Он хоть и хорохорился всю жизнь, а сам-то давно и тяжело болел. В молодости на съемках неудачно упал с лошади. Сначала вроде встал и пошел, а потом оказалось — смещение позвонков. Лечить не лечил, потому что если и болело, то терпимо. А с годами стало болеть все сильнее, однажды он просто не смог встать… И начались больницы, операции, реабилитационные центры — и вечная палочка у него в руках, без которой он уже не мог ходить. Я так и запомнила его — он поднимается на сцену очередного фестиваля — в смокинге, седой, с лучезарной улыбкой на лице — и с тростью, которая, впрочем, не скрывала его хромоты.
Выскажу крамольную мысль: не обаяние и талант Жарикова привлекли журналистку Секридову, а именно эта лучезарная улыбка, в которой было все: и успех, и победа, и благосостоятельность, которой, казалось, хватит еще на одну семью.
Я до сих пор не знаю тонкостей, при которых его переизбрали с поста президента Гильдии актеров кино.

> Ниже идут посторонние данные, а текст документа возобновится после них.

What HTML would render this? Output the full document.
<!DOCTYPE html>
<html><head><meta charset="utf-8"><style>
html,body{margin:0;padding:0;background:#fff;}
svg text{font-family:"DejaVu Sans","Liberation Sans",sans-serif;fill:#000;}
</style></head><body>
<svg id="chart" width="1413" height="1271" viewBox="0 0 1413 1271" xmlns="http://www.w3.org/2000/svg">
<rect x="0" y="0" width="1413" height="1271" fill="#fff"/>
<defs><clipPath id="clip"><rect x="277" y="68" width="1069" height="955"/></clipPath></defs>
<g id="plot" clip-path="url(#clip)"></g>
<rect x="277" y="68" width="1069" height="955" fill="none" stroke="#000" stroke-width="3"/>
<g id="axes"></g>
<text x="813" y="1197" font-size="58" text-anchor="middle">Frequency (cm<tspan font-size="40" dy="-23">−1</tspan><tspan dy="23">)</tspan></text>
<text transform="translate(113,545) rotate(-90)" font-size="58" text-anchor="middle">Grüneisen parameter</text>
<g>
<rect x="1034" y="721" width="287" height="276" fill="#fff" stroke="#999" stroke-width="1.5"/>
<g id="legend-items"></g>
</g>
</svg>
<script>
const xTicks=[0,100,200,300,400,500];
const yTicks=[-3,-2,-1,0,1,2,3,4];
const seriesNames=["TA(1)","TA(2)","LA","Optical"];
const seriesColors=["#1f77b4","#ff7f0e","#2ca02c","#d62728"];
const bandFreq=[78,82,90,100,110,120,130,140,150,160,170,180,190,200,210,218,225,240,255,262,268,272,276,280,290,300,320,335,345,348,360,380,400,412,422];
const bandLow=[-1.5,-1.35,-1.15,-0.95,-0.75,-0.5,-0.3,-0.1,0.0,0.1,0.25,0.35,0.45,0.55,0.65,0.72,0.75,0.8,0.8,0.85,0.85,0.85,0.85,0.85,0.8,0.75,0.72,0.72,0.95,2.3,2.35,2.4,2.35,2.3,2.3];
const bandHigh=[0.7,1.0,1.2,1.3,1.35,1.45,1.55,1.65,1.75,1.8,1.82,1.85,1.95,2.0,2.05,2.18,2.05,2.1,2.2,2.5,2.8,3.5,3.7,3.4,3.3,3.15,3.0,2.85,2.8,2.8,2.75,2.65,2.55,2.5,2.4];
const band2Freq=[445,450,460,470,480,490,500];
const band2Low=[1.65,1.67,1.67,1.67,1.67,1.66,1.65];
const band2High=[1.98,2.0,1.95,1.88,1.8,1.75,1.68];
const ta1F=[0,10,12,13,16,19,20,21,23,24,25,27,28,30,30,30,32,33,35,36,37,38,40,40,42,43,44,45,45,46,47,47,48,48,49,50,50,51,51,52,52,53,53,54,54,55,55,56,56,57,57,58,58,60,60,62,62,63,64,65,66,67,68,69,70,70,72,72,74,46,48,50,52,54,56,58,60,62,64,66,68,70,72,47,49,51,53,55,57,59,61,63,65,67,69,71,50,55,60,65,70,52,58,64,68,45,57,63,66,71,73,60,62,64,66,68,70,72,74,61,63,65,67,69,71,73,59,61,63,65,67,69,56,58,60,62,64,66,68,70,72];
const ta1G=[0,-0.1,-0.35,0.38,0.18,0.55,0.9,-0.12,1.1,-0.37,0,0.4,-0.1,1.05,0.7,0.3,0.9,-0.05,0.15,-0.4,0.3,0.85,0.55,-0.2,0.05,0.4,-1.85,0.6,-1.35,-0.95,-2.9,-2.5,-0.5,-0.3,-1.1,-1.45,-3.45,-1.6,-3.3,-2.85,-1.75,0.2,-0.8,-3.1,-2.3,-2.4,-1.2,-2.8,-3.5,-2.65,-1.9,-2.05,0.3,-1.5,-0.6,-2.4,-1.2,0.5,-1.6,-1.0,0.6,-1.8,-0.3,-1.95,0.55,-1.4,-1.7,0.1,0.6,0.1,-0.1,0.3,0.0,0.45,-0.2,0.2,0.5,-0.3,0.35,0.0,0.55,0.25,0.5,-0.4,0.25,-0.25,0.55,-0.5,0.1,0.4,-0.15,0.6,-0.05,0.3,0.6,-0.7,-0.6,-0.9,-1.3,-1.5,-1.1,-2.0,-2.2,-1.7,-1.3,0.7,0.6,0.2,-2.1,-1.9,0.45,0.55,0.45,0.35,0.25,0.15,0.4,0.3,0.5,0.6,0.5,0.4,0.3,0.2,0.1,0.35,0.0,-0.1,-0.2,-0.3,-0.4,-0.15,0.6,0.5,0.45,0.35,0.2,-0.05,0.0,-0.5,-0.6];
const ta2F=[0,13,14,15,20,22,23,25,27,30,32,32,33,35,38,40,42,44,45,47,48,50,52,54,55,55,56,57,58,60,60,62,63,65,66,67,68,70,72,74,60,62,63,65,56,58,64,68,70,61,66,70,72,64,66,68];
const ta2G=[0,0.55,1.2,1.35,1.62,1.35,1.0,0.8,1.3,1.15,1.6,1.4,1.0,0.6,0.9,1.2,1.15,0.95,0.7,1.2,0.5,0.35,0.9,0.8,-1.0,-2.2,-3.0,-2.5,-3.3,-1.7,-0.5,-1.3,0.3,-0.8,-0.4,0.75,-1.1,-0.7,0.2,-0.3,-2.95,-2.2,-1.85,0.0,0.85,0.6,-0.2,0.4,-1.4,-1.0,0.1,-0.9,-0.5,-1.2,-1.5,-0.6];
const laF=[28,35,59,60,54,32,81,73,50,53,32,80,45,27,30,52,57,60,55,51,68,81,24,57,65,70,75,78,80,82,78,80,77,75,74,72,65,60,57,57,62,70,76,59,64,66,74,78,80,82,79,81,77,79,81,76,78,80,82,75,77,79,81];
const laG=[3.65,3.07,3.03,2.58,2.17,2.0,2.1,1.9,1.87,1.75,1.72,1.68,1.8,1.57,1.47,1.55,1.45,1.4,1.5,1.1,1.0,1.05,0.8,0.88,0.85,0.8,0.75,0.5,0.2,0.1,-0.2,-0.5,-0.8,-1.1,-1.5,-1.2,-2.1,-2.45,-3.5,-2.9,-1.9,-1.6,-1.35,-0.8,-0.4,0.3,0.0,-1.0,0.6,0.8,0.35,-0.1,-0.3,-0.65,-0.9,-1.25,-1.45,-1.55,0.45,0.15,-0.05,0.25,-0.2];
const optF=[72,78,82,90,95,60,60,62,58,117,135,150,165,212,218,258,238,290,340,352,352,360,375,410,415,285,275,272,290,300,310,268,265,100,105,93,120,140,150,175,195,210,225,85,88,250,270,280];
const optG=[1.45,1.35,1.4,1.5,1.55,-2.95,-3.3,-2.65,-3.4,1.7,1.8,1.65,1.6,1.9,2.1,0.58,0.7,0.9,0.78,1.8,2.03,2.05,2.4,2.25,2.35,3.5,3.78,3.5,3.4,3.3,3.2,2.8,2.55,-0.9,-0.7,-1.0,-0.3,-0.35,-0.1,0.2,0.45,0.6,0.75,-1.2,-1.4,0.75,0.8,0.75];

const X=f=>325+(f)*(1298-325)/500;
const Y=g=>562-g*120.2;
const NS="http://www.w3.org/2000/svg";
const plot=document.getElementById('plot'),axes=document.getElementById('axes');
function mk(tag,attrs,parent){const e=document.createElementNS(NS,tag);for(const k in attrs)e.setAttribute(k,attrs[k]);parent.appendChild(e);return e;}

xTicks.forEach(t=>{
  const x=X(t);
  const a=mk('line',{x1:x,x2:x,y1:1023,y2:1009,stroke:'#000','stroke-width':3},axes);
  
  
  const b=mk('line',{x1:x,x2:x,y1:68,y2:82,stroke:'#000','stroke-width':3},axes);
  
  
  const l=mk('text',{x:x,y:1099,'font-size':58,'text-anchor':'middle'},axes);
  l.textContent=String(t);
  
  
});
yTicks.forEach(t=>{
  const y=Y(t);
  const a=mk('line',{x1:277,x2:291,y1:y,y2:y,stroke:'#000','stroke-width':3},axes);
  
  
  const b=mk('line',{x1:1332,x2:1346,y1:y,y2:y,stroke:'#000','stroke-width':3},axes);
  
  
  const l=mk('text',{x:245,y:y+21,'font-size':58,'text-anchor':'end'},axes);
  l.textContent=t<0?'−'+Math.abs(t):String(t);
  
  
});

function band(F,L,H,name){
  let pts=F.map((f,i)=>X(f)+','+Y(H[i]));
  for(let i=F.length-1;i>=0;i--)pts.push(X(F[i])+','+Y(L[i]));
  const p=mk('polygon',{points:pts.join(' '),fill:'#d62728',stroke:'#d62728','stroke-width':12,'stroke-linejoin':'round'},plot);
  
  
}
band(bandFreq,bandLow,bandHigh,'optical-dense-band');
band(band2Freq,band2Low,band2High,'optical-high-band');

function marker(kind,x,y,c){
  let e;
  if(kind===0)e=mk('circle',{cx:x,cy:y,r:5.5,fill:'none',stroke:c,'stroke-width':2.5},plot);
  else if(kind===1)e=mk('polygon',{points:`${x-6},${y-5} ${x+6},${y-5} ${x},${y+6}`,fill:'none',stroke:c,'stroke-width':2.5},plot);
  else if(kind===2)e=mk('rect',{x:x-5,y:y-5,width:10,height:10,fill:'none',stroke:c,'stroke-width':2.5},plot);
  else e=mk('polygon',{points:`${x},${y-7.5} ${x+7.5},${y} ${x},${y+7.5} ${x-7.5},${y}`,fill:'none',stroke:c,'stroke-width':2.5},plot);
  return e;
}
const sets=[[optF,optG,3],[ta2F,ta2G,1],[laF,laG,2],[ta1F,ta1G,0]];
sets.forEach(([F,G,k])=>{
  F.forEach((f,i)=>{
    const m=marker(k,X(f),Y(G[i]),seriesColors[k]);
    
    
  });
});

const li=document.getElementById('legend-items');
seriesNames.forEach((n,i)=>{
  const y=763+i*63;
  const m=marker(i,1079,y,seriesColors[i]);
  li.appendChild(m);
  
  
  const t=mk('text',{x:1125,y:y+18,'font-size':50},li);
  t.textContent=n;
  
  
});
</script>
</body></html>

Он говорит: сам попросился из-за ухудшающегося здоровья. Но с такой хорошей сытой должности по собственному желанию так просто не уходят — это я тоже, к сожалению, знаю. Его бывшие коллеги по Гильдии намекали, что зарвался, что перестал отчитываться за финансы, то да се — этому можно и верить, и не верить. Власть, даже маленькая, меняет человека часто до неузнаваемости. А уж власть в совокупности с деньгами…
В общем, совершенно больной Жариков банально ушел на пенсию. В кино его перестали снимать — не так уж часто встречаются в сценариях хромые герои. Допускаю, что он и вправду стал мало платить Секридовой по элементарной причине: денег не было. Но та прознала, что Наташа с Женей строят дом — и закусила удила. Но дом тот — далеко от Москвы, в Калужской области. Старый дом в маленькой деревеньке, который Жареные гвозди немного перестроили и утеплили.
Наташа больного Жарикова не выгнала. Наоборот, они вместе как-то удачно поменяли старую квартиру на новую — поближе к центру. Но покой и уют, который всегда можно было встретить в их доме, теперь отсюда ушел. Я совсем недавно побывала у них и поразилась запустению, которое царило в новой и недавно отремонтированной квартире, какое-то РАВНОДУШИЕ в семье, где прежде всегда было весело, тепло и счастливо.
Наташи и сына Феди не было дома. А меня встретил глубокий старик, в котором не сразу можно признать былого красавца и любимца женщин. Он еле ходил: сумки, которые поднял из гаража, так и бросил у лифта, зная, что я приду в гости и помогу их донести. Но главное даже не физическая немощь, а именно абсолютная душевная пустота. Я от изумления и жалости к этому больному человеку даже забыла, зачем пришла. Разобрала сумки, которые он принес из магазина, — сосиски, хлеб, бутылка водки…
— Ты хоть на машине ездил в магазин? — спросила я. Хотя и так было понятно, что пешком он да него бы и не дошел.
— На машине, — равнодушно кивнул Жариков. — Но она записана на Федьку. Она вообще все переписала на сына — и у меня теперь ничего нет. Ничего…
Так это горько прозвучало…
Мне стало жалко их обоих. Но все же Наташу, пожалуй, больше…
Перед катастрофой
Летом накануне кризиса Костылин снова пригорюнился у меня в кабинете. Его мучили личные проблемы, и он жаждал ими поделиться. Он тяжело вздохнул и сообщил, что с Лялькой разъехался по разным квартирам.
— Шо, опять? — ахнула я, как герой мультика про волка и собаку.
— Ну, задолбала, просто задолбала меня упреками! — выкрикнул Костылин.
— А ты что хотел — чтобы они с Женькой стали подружками?
— Это было бы хорошо…
— …Но нереально.
— Ты еще главного не знаешь, — обрадовал меня он.
— Чего еще? — насторожилась я.
— У Женьки будет ребенок, — и добавил для пущей убедительности, — она беременна.
В том, что двадцатисемилетняя очень симпатичная женщина — да еще благодаря костылинским усилиям хорошо обеспеченная — собралась рожать, не было ничего удивительного. Странно только: этот нахальный тип абсолютно уверен, что от него. Дело в том, что после семейного скандала у Костылиных глава семьи поклялся жене, что порвет с любовницей, Лялька на время успокоилась. А Женька обиделась и улетела куда-то в далекие жаркие страны. Говорят, что не одна, а с давним своим поклонником, молодым и горячим, не то что изрядно потрепанный Костылин.